Sonnet 130 is a kind of inverted love poem. It implies that the woman is very beautiful indeed, but suggests that it is important for this poet to view the woman he loves realistically. False or indeed “poetical” metaphors, conventional exaggerations about a woman’s beauty, will not do in this case. The poet wants to view his mistress realistically, and praise her beauty in real terms.

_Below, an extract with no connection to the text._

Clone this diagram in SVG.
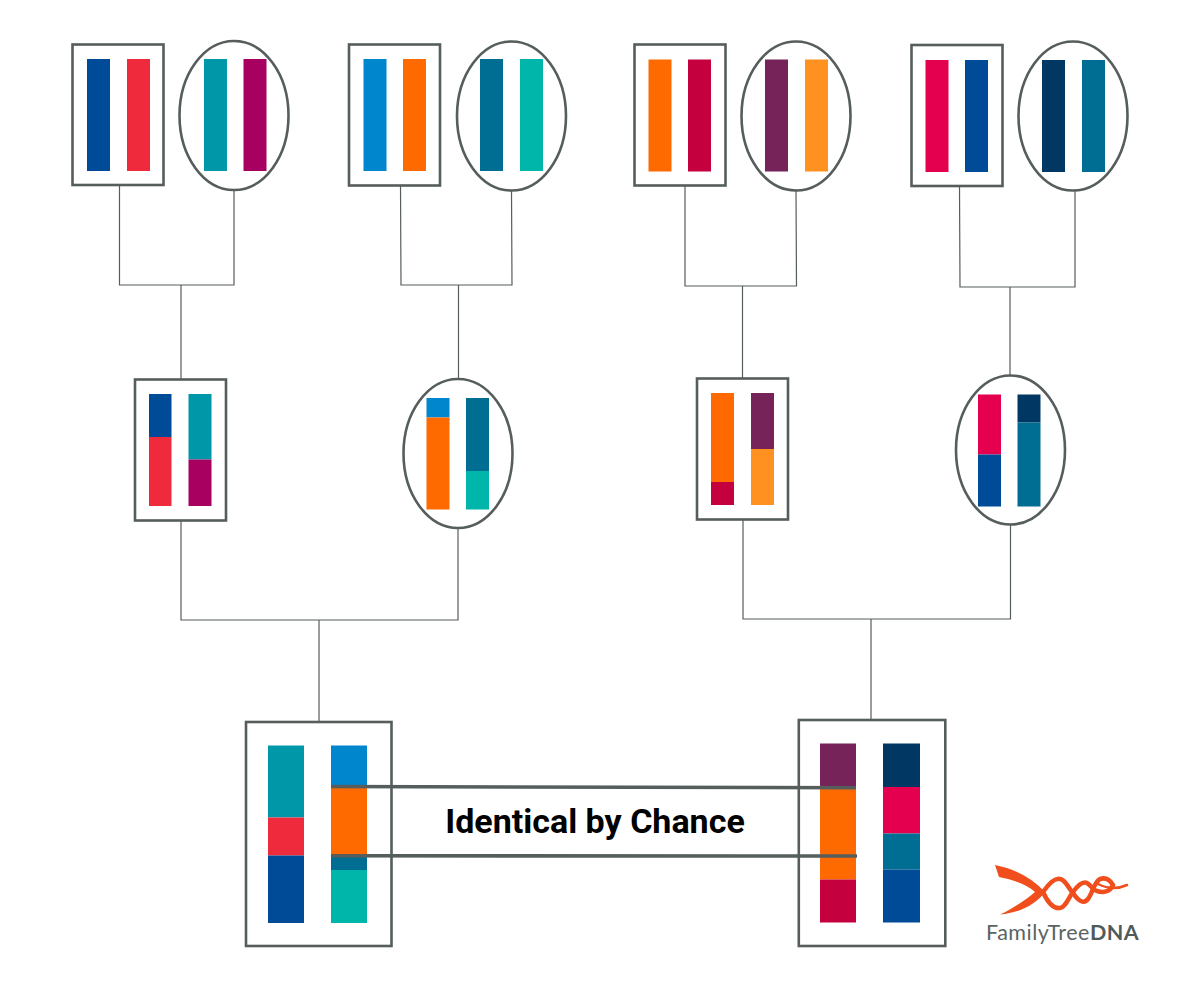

These stock clichés or conventions for praising a woman’s beauty are, on the one hand, a kind of charming game, taking a woman’s features one by one, and then praising their loveliness. Yet, even as a graceful game, Shakespeare seems unhappy with such conventions. The way he debunks, or sends up these exaggerations suggests a kind of realism that has a deeper moral value. His poem is more gracious and genuinely complementary by, on the surface, apparently being more negative. He surpasses the conventional complements by showing up their exaggerated nature, and so implies the real loveliness of his mistress. In fact his mistress is quite as “rare” (admirable, extraordinary) as any woman praised in more conventional terms – he implies that really she is even more beautiful. It’s just that he is not going to play the usual silly poetical game. He’s actually playing an even more exaggerated game: overturning the conventional way of praising beauty in order to imply that his love transcends even that.

The sonnet is in the English (or “Shakespearean”) form, i.e. its rhyme scheme is ababcdcdefefgg. This alternating rhyme scheme marks out the three quatrains and then the ending couplet. (Compare the looser version of the sonnet used by Clare in “Sonnet”.) In this form of the sonnet, the closing couplet, just because it is a couplet, has a clinching or resounding force of statement: “And yet, by heaven, I think my love as rare / As any she belied with false compare”. Put that in modern English: “Actually, the woman I love is just as lovely as any of these women who you want to praise with ridiculous complements”.

Suggestions for teaching and appreciation

Our society tends to use conventions of sincerity at the same time as we also sanction extreme or ludicrous exaggeration (as in adverts for example). Rather than our hard artificiality and soft sincerity, Shakespeare’s culture had a much gentler version of artifice while at the same time a sharper notion of “sincerity”. This is often called “wit”, a complex mixture of seriousness and playfulness.

In this sense, this is a witty poem. The poet is perfectly sincere in praising his mistress’s beauty, yet he does so in a way that is playful. He recalls a series of conventional ways of praising beauty only to overturn them and make them seem (gently) ludicrous.

How do you feel about this convention of anatomizing a woman’s beauty, i.e. taking each of her features in turn and saying how wonderful it is by using an exaggerated comparison? “The woman I love has eyes brighter and more lovely than sunshine. She has lips redder and lovelier in colour than coral. She has breasts brighter and whiter than snow” ? Is it sexist? Or playful? Or graceful and elegant? Or a mixture of two or three of these qualities?

And then, how do you feel about the way Shakespeare evokes these conventions and then sets about overturning them? Does Shakespeare avoid sexism by exposing the conventions as silly? Or is he really just trading on their force?

How humorous is the poem? Look at the exaggerated alliteration in the line “I grant I never saw a goddess go” (11). In ancient times, a mortal was supposed to be able to recognize a goddess by her particular manner of walking. How funny, or otherwise, is it when the poet insists that his mistress doesn’t walk like a goddess?

And these jokes about a woman’s beauty – do you think Shakespeare was aiming at a male audience or a female audience?